(Data items)
— Begin —

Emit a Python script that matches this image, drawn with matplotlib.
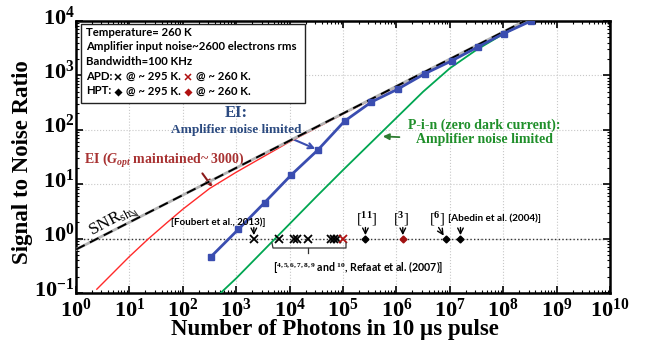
import numpy as np
import matplotlib
matplotlib.use("Agg")
import matplotlib.pyplot as plt
from matplotlib.lines import Line2D
from matplotlib.patches import Rectangle
from matplotlib.transforms import ScaledTranslation
from matplotlib.ticker import LogLocator, FuncFormatter, NullFormatter

# valores (exponentes en base 10)
shot_logn = [0.0, 1.0, 2.0, 3.0, 4.0, 5.0, 6.0, 7.0, 8.0, 8.6]
shot_logsnr = [-0.20, 0.30, 0.80, 1.30, 1.80, 2.30, 2.80, 3.30, 3.80, 4.10]

ei_gopt_logn = [0.39, 1.0, 1.36, 1.7, 2.0, 2.5, 3.0, 3.5, 4.0, 5.0, 6.0, 7.0, 8.0, 8.6]
ei_gopt_logsnr = [-0.93, -0.33, 0.0, 0.29, 0.54, 0.92, 1.22, 1.50, 1.78, 2.29, 2.79, 3.29, 3.79, 4.09]

ei_amp_logn = [2.53, 3.04, 3.53, 4.03, 4.53, 5.03, 5.53, 6.03, 6.53, 7.04, 7.52, 8.01, 8.52]
ei_amp_logsnr = [-0.33, 0.17, 0.66, 1.17, 1.63, 2.16, 2.51, 2.75, 3.03, 3.27, 3.52, 3.77, 4.00]

pin_logn = [2.6, 3.0, 3.5, 4.0, 4.5, 5.0, 5.5, 6.0, 6.5, 7.0, 7.5, 8.0, 8.5]
pin_logsnr = [-1.10, -0.73, -0.23, 0.27, 0.77, 1.26, 1.74, 2.22, 2.70, 3.13, 3.47, 3.76, 4.01]

# dispositivos reportados (SNR = 1)
apd295_logn = [3.33, 3.81, 4.08, 4.14, 4.35, 4.77, 4.83, 4.89]
apd260_logn = [5.0]
hpt295_logn = [5.42, 6.92, 7.2]
hpt260_logn = [6.12]

W, H = 648, 348

plt.rcParams['mathtext.fontset'] = 'custom'
plt.rcParams['mathtext.rm'] = 'Liberation Serif'
plt.rcParams['mathtext.it'] = 'Liberation Serif:italic:bold'
plt.rcParams['mathtext.bf'] = 'Liberation Serif:bold'
plt.rcParams['mathtext.default'] = 'bf'

SERIF = 'Liberation Serif'
SANS = 'Lato'


def px(x, y):
    """pixeles (desde arriba) -> fraccion de figura"""
    return x / W, 1 - y / H


fig = plt.figure(figsize=(W / 100, H / 100), dpi=100)
ax = fig.add_axes([76 / W, 55 / H, 534 / W, 272 / H])

p = lambda v: np.power(10.0, v)

ax.plot(p(pin_logn), p(pin_logsnr), color='#00a651', lw=1.3, zorder=3)
ax.plot(p(ei_gopt_logn), p(ei_gopt_logsnr), color='#ff2a2a', lw=1.0, zorder=4)
ax.plot(p(shot_logn), p(shot_logsnr), color='#b5b5b5', lw=2.0, zorder=4)
ax.plot(p(shot_logn), p(shot_logsnr), color='black', lw=1.4, dashes=(5, 3), zorder=5)
ax.plot(p(ei_amp_logn), p(ei_amp_logsnr), color='#3a4db0', lw=2.0, marker='s',
        markersize=4.5, zorder=6)

ax.axhline(1, color='#333333', ls=':', lw=1.0, zorder=2)

ones = lambda l: np.ones(len(l))
ax.plot(p(apd295_logn), ones(apd295_logn), ls='none', marker='x', color='black',
        markersize=6, mew=1.3, zorder=7)
ax.plot(p(apd260_logn), ones(apd260_logn), ls='none', marker='x', color='#b01010',
        markersize=6, mew=1.3, zorder=7)
ax.plot(p(hpt295_logn), ones(hpt295_logn), ls='none', marker='D', color='black',
        markersize=3.5, zorder=7)
ax.plot(p(hpt260_logn), ones(hpt260_logn), ls='none', marker='D', color='#a01010',
        markersize=3.5, zorder=7)

ax.set_xscale('log')
ax.set_yscale('log')
ax.set_xlim(1, 1e10)
ax.set_ylim(0.1, 1e4)

pow_fmt = FuncFormatter(lambda v, pos: r'$\mathbf{10^{%d}}$' % int(round(np.log10(v))))
ax.xaxis.set_major_locator(LogLocator(base=10, numticks=12))
ax.yaxis.set_major_locator(LogLocator(base=10, numticks=12))
ax.xaxis.set_minor_locator(LogLocator(base=10, subs=np.arange(2, 10), numticks=12))
ax.yaxis.set_minor_locator(LogLocator(base=10, subs=np.arange(2, 10), numticks=12))
ax.xaxis.set_major_formatter(pow_fmt)
ax.yaxis.set_major_formatter(pow_fmt)
ax.xaxis.set_minor_formatter(NullFormatter())
ax.yaxis.set_minor_formatter(NullFormatter())

ax.tick_params(which='both', direction='in', top=True, right=True, labelsize=16)
ax.tick_params(which='major', length=5, width=1.2)
ax.tick_params(axis='x', which='major', pad=3)
ax.tick_params(axis='y', which='major', pad=1)
ax.tick_params(which='minor', length=2.5, width=0.8)
for s in ax.spines.values():
    s.set_linewidth(1.8)
ax.grid(True, which='major', ls=':', color='#c8c8c8', lw=0.8)

# etiquetas del eje y algo por encima de su marca
for lab in ax.get_yticklabels():
    lab.set_transform(lab.get_transform() + ScaledTranslation(0, 4.5 / 72, fig.dpi_scale_trans))

ax.set_xlabel('Number of Photons in 10 µs pulse', fontsize=16.5,
              family=SERIF, weight='bold')
ax.xaxis.set_label_coords(0.485, -0.095)
ax.set_ylabel('Signal to Noise Ratio', fontsize=16.5, family=SERIF, weight='bold')
ax.yaxis.set_label_coords(-0.08, 0.48)

# cuadro de condiciones
fig.patches.append(Rectangle(px(81, 103), 224 / W, 79 / H, transform=fig.transFigure,
                             facecolor='white', edgecolor='#222222', lw=1.0, zorder=8))
info = ['Temperature= 260 K', 'Amplifier input noise~2600 electrons rms',
        'Bandwidth=100 KHz']
FS_BOX = 8.2
for i, t in enumerate(info):
    fig.text(*px(86, 32 + 14.8 * i), t, fontsize=FS_BOX, family=SANS, weight='bold',
             va='center', zorder=9)
for yy, lab, mk, ms in [(76, 'APD:', 'x', 5), (91, 'HPT:', 'D', 3)]:
    fig.text(*px(86, yy), lab, fontsize=FS_BOX, family=SANS, weight='bold', va='center', zorder=9)
    fig.text(*px(126, yy), '@ ~ 295 K.', fontsize=FS_BOX, family=SANS, weight='bold', va='center', zorder=9)
    fig.text(*px(196, yy), '@ ~ 260 K.', fontsize=FS_BOX, family=SANS, weight='bold', va='center', zorder=9)
    for xx, c in [(118, 'black'), (188, '#b01010')]:
        fig.lines.append(Line2D([xx / W], [1 - (yy + 1) / H], transform=fig.transFigure,
                                marker=mk, color=c, markersize=ms, mew=1.1, zorder=9))

# anotaciones de curvas
fig.text(*px(236, 113), 'EI:', ha='center', va='center', fontsize=12, family=SERIF,
         weight='bold', color='#2b4a80')
ax.annotate('Amplifier noise limited', xy=(p(ei_amp_logn[4]), p(ei_amp_logsnr[4])),
            xytext=(236, H - 130), textcoords='figure pixels', ha='center', va='center',
            fontsize=9.5, family=SERIF, weight='bold', color='#2b4a80',
            arrowprops=dict(arrowstyle='->', color='#3a4db0', lw=1.5,
                            relpos=(0.88, 0.0), shrinkA=0, shrinkB=2))
ax.annotate(r'EI ($\mathit{G_{opt}}$ maintained~ 3000)',
            xy=(p(2.55), p(0.95)), xytext=(84, H - 160), textcoords='figure pixels',
            ha='left', va='center', fontsize=10, family=SERIF, weight='bold', color='#a83232',
            arrowprops=dict(arrowstyle='-|>', color='#8b1a1a', lw=1.5, mutation_scale=9,
                            relpos=(0.72, 0.0), shrinkA=1, shrinkB=0))
ax.annotate('P-i-n (zero dark current):\nAmplifier noise limited',
            xy=(p(5.72), p(1.88)), xytext=(484, H - 132), textcoords='figure pixels',
            ha='center', va='center', fontsize=10, family=SERIF, weight='bold',
            color='#1f8f2a', linespacing=1.1,
            arrowprops=dict(arrowstyle='-|>', color='#2e7d32', lw=1.3, mutation_scale=9,
                            relpos=(0.0, 0.3), shrinkA=4, shrinkB=1))
ax.text(*px(110, 221), r'SNR$_{\mathrm{sh}}$', transform=fig.transFigure, rotation=28,
        ha='center', va='center', fontsize=12.5, family=SERIF)
ax.annotate('', xy=(p(1.18), p(0.41)), xytext=(129, H - 211), textcoords='figure pixels',
            arrowprops=dict(arrowstyle='->', color='#444444', lw=0.8, shrinkA=0, shrinkB=0))


# etiquetas de referencias
def ref_arrow(logn, dx=0):
    ax.annotate('', xy=(p(logn), 1), xytext=(dx, 8), textcoords='offset points',
                arrowprops=dict(arrowstyle='->', color='black', lw=1.0, shrinkA=0, shrinkB=2.5))


ref_arrow(apd295_logn[0])
ref_arrow(hpt295_logn[0])
ref_arrow(hpt260_logn[0])
ref_arrow(hpt295_logn[1], dx=-5)
ref_arrow(hpt295_logn[2])

fig.text(*px(265, 222), '[Foubert et al., 2013)]', ha='right', va='center', fontsize=7,
         family=SANS, weight='bold')
fig.text(*px(448, 218), '[Abedin et al. (2004)]', ha='left', va='center', fontsize=7.2,
         family=SANS, weight='bold')
for xx, t in [(367, r'[$^{11}$]'), (401, r'[$^{3}$]'), (437, r'[$^{6}$]')]:
    fig.text(*px(xx, 219), t, ha='center', va='center', fontsize=10.5, family=SERIF)
fig.text(*px(273, 267), r'[$^{4, 5, 6, 7, 8, 9}$ and $^{10}$, Refaat et al. (2007)]',
         ha='left', va='center', fontsize=7.7, family=SANS, weight='bold')

# llave bajo el grupo de APDs
bx = [272, 273, 346, 346]
by = [243, 248, 248, 243]
fig.lines.append(Line2D([v / W for v in bx], [1 - v / H for v in by],
                        transform=fig.transFigure, color='#333333', lw=0.9))
fig.lines.append(Line2D([308 / W, 308 / W], [1 - 248 / H, 1 - 253 / H],
                        transform=fig.transFigure, color='#333333', lw=0.9))

fig.savefig('out.png', dpi=100)
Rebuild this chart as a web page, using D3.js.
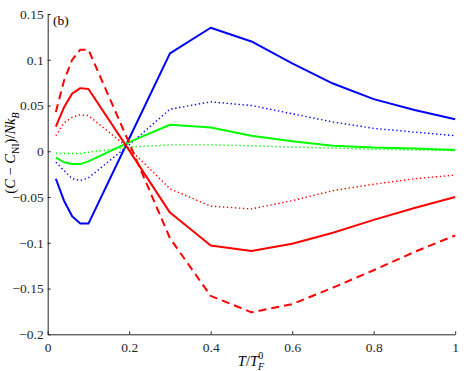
<!DOCTYPE html>
<html>
<head>
<meta charset="utf-8">
<script src="https://cdn.jsdelivr.net/npm/d3@7"></script>
<style>
  body { margin: 0; background: #fff; }
</style>
</head>
<body>
<svg id="chart" width="471" height="371"></svg>
<script>
// temperatures T/T_F^0
const temps = [0.02, 0.04, 0.06, 0.08, 0.1, 0.2, 0.3, 0.4, 0.5, 0.6, 0.7, 0.8, 0.9, 1.0];

// series values (C - C_NI)/Nk_B
const blueSolid  = [-0.030, -0.054, -0.071, -0.079, -0.079, 0.014, 0.107, 0.135, 0.120, 0.096, 0.074, 0.057, 0.045, 0.035];
const blueDotted = [-0.012, -0.021, -0.030, -0.032, -0.029, 0.007, 0.046, 0.054, 0.050, 0.041, 0.032, 0.025, 0.021, 0.017];
const greenSolid = [-0.007, -0.012, -0.014, -0.014, -0.011, 0.010, 0.029, 0.026, 0.017, 0.011, 0.006, 0.004, 0.003, 0.0015];
const greenDotted = [-0.002, -0.0025, -0.0025, -0.0025, -0.001, 0.0045, 0.007, 0.007, 0.006, 0.0046, 0.0035, 0.0022, 0.0015, 0.0008];
const redSolid   = [0.027, 0.048, 0.063, 0.069, 0.068, 0.001, -0.067, -0.103, -0.109, -0.101, -0.089, -0.075, -0.062, -0.050];
const redDashed  = [0.043, 0.077, 0.100, 0.111, 0.111, 0.009, -0.095, -0.158, -0.176, -0.167, -0.149, -0.130, -0.110, -0.092];
const redDotted  = [0.017, 0.031, 0.037, 0.040, 0.039, 0.003, -0.041, -0.060, -0.063, -0.054, -0.043, -0.036, -0.030, -0.026];

const xTicks = [0, 0.2, 0.4, 0.6, 0.8, 1];
const yTicks = [-0.2, -0.15, -0.1, -0.05, 0, 0.05, 0.1, 0.15];

const series = [
  { values: blueSolid, color: "#0000ff", style: "solid" },
  { values: blueDotted, color: "#0000ff", style: "dotted" },
  { values: greenSolid, color: "#00ff00", style: "solid" },
  { values: greenDotted, color: "#00ff00", style: "dotted" },
  { values: redSolid, color: "#ff0000", style: "solid" },
  { values: redDashed, color: "#ff0000", style: "dashed" },
  { values: redDotted, color: "#ff0000", style: "dotted" }
];

// pick a Times-like font that is actually installed
function pickSerif() {
  const ctx = document.createElement("canvas").getContext("2d");
  const sample = "0.15 (b) T/Nk";
  const w = f => { ctx.font = "20px " + f; return ctx.measureText(sample).width; };
  const mono = w("monospace");
  const names = ["Liberation Serif", "Times New Roman", "Tinos", "Times", "DejaVu Serif", "Noto Serif"];
  for (const n of names) {
    const a = w(`"${n}", monospace`), b = w(`"${n}", sans-serif`);
    if (a === b && a !== mono) return `"${n}"`;
  }
  return "serif";
}
const serif = pickSerif();

const svg = d3.select("#chart").style("font-family", serif);
const plotLeft = 47.7, plotRight = 455.2, plotTop = 14, plotBottom = 334.3;

const x = d3.scaleLinear().domain([0, 1]).range([plotLeft, plotRight]);
const y = d3.scaleLinear().domain([-0.2, 0.15]).range([plotBottom, plotTop]);

const line = d3.line()
  .x((d, i) => x(temps[i]))
  .y(d => y(d));

svg.append("g")
  .selectAll("path")
  .data(series)
  .enter().append("path")
  .attr("d", d => line(d.values))
  .attr("fill", "none")
  .attr("stroke", d => d.color)
  .attr("stroke-width", d => d.style === "dotted" ? 1.4 : 2)
  .attr("stroke-linejoin", "round")
  .attr("stroke-dasharray", d => d.style === "dashed" ? "8,5" : d.style === "dotted" ? "1.4,2.6" : null);

// axes, ticks pointing inward
const xAxis = svg.append("g")
  .attr("transform", `translate(0,${plotBottom})`)
  .call(d3.axisBottom(x).tickValues(xTicks).tickFormat(d3.format("~g")).tickSize(-3).tickSizeOuter(0).tickPadding(6));

const yAxis = svg.append("g")
  .attr("transform", `translate(${plotLeft},0)`)
  .call(d3.axisLeft(y).tickValues(yTicks).tickFormat(d3.format("~g")).tickSize(-3).tickSizeOuter(0).tickPadding(4));

[xAxis, yAxis].forEach(g => {
  g.attr("font-family", null).attr("font-size", null);
  g.select(".domain").attr("stroke", "#262626").attr("stroke-width", 1);
  g.selectAll(".tick line").attr("stroke", "#262626");
  g.selectAll(".tick text")
    .style("font-family", serif)
    .style("font-size", "13.5px")
    .attr("fill", "#262626");
});
xAxis.selectAll(".tick text").attr("dy", "0.9em");
yAxis.selectAll(".tick text").attr("x", -4);

// panel label
svg.append("text")
  .attr("x", 53).attr("y", 25)
  .style("font-size", "13.5px")
  .text("(b)");

// x label
const xl = svg.append("text")
  .attr("x", 251).attr("y", 366)
  .attr("text-anchor", "middle")
  .style("font-size", "14.5px");
xl.append("tspan").style("font-style", "italic").text("T");
xl.append("tspan").text("/");
xl.append("tspan").style("font-style", "italic").text("T");
xl.append("tspan").attr("dy", 4).style("font-style", "italic").style("font-size", "10px").text("F");
xl.append("tspan").attr("dx", -6).attr("dy", -11).style("font-size", "10px").text("0");

// y label
const yl = svg.append("text")
  .attr("transform", "translate(15,153) rotate(-90)")
  .attr("text-anchor", "middle")
  .style("font-size", "14.5px");
yl.append("tspan").text("(");
yl.append("tspan").style("font-style", "italic").text("C");
yl.append("tspan").text(" − ");
yl.append("tspan").style("font-style", "italic").text("C");
yl.append("tspan").attr("dy", 4).style("font-size", "10px").text("NI");
yl.append("tspan").attr("dy", -4).text(")/");
yl.append("tspan").style("font-style", "italic").text("Nk");
yl.append("tspan").attr("dy", 4).style("font-style", "italic").style("font-size", "10px").text("B");
</script>
</body>
</html>
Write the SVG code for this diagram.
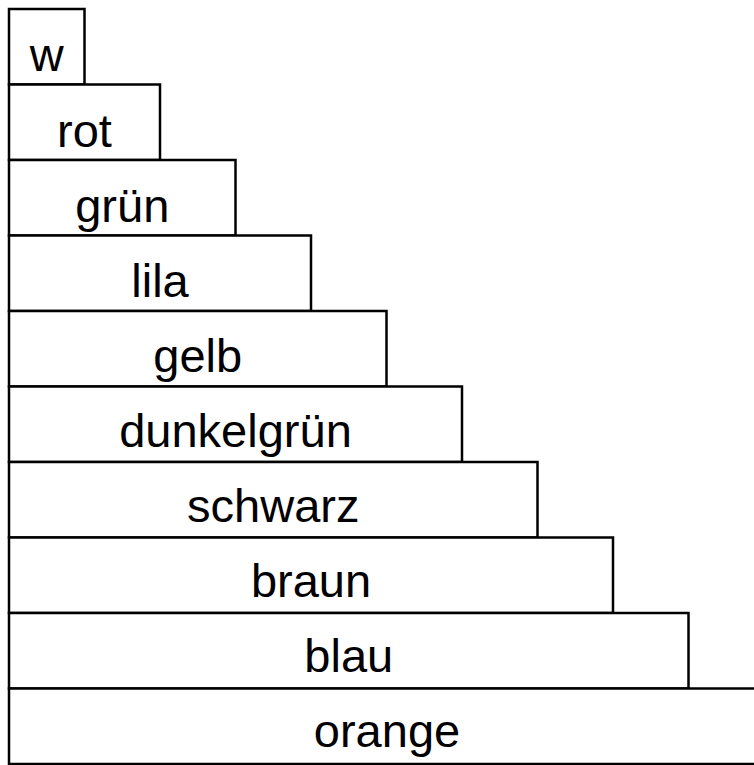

— End —

* _Objective_
Leave out the pictures, then repeat the listing above exactly from its first line to the line with "W, H = 648, 348", inclusive.

* _Task result_
Emit a Python script that matches this image, drawn with matplotlib.
import numpy as np
import matplotlib
matplotlib.use("Agg")
import matplotlib.pyplot as plt
from matplotlib.lines import Line2D
from matplotlib.patches import Rectangle
from matplotlib.transforms import ScaledTranslation
from matplotlib.ticker import LogLocator, FuncFormatter, NullFormatter

# valores (exponentes en base 10)
shot_logn = [0.0, 1.0, 2.0, 3.0, 4.0, 5.0, 6.0, 7.0, 8.0, 8.6]
shot_logsnr = [-0.20, 0.30, 0.80, 1.30, 1.80, 2.30, 2.80, 3.30, 3.80, 4.10]

ei_gopt_logn = [0.39, 1.0, 1.36, 1.7, 2.0, 2.5, 3.0, 3.5, 4.0, 5.0, 6.0, 7.0, 8.0, 8.6]
ei_gopt_logsnr = [-0.93, -0.33, 0.0, 0.29, 0.54, 0.92, 1.22, 1.50, 1.78, 2.29, 2.79, 3.29, 3.79, 4.09]

ei_amp_logn = [2.53, 3.04, 3.53, 4.03, 4.53, 5.03, 5.53, 6.03, 6.53, 7.04, 7.52, 8.01, 8.52]
ei_amp_logsnr = [-0.33, 0.17, 0.66, 1.17, 1.63, 2.16, 2.51, 2.75, 3.03, 3.27, 3.52, 3.77, 4.00]

pin_logn = [2.6, 3.0, 3.5, 4.0, 4.5, 5.0, 5.5, 6.0, 6.5, 7.0, 7.5, 8.0, 8.5]
pin_logsnr = [-1.10, -0.73, -0.23, 0.27, 0.77, 1.26, 1.74, 2.22, 2.70, 3.13, 3.47, 3.76, 4.01]

# dispositivos reportados (SNR = 1)
apd295_logn = [3.33, 3.81, 4.08, 4.14, 4.35, 4.77, 4.83, 4.89]
apd260_logn = [5.0]
hpt295_logn = [5.42, 6.92, 7.2]
hpt260_logn = [6.12]

W, H = 648, 348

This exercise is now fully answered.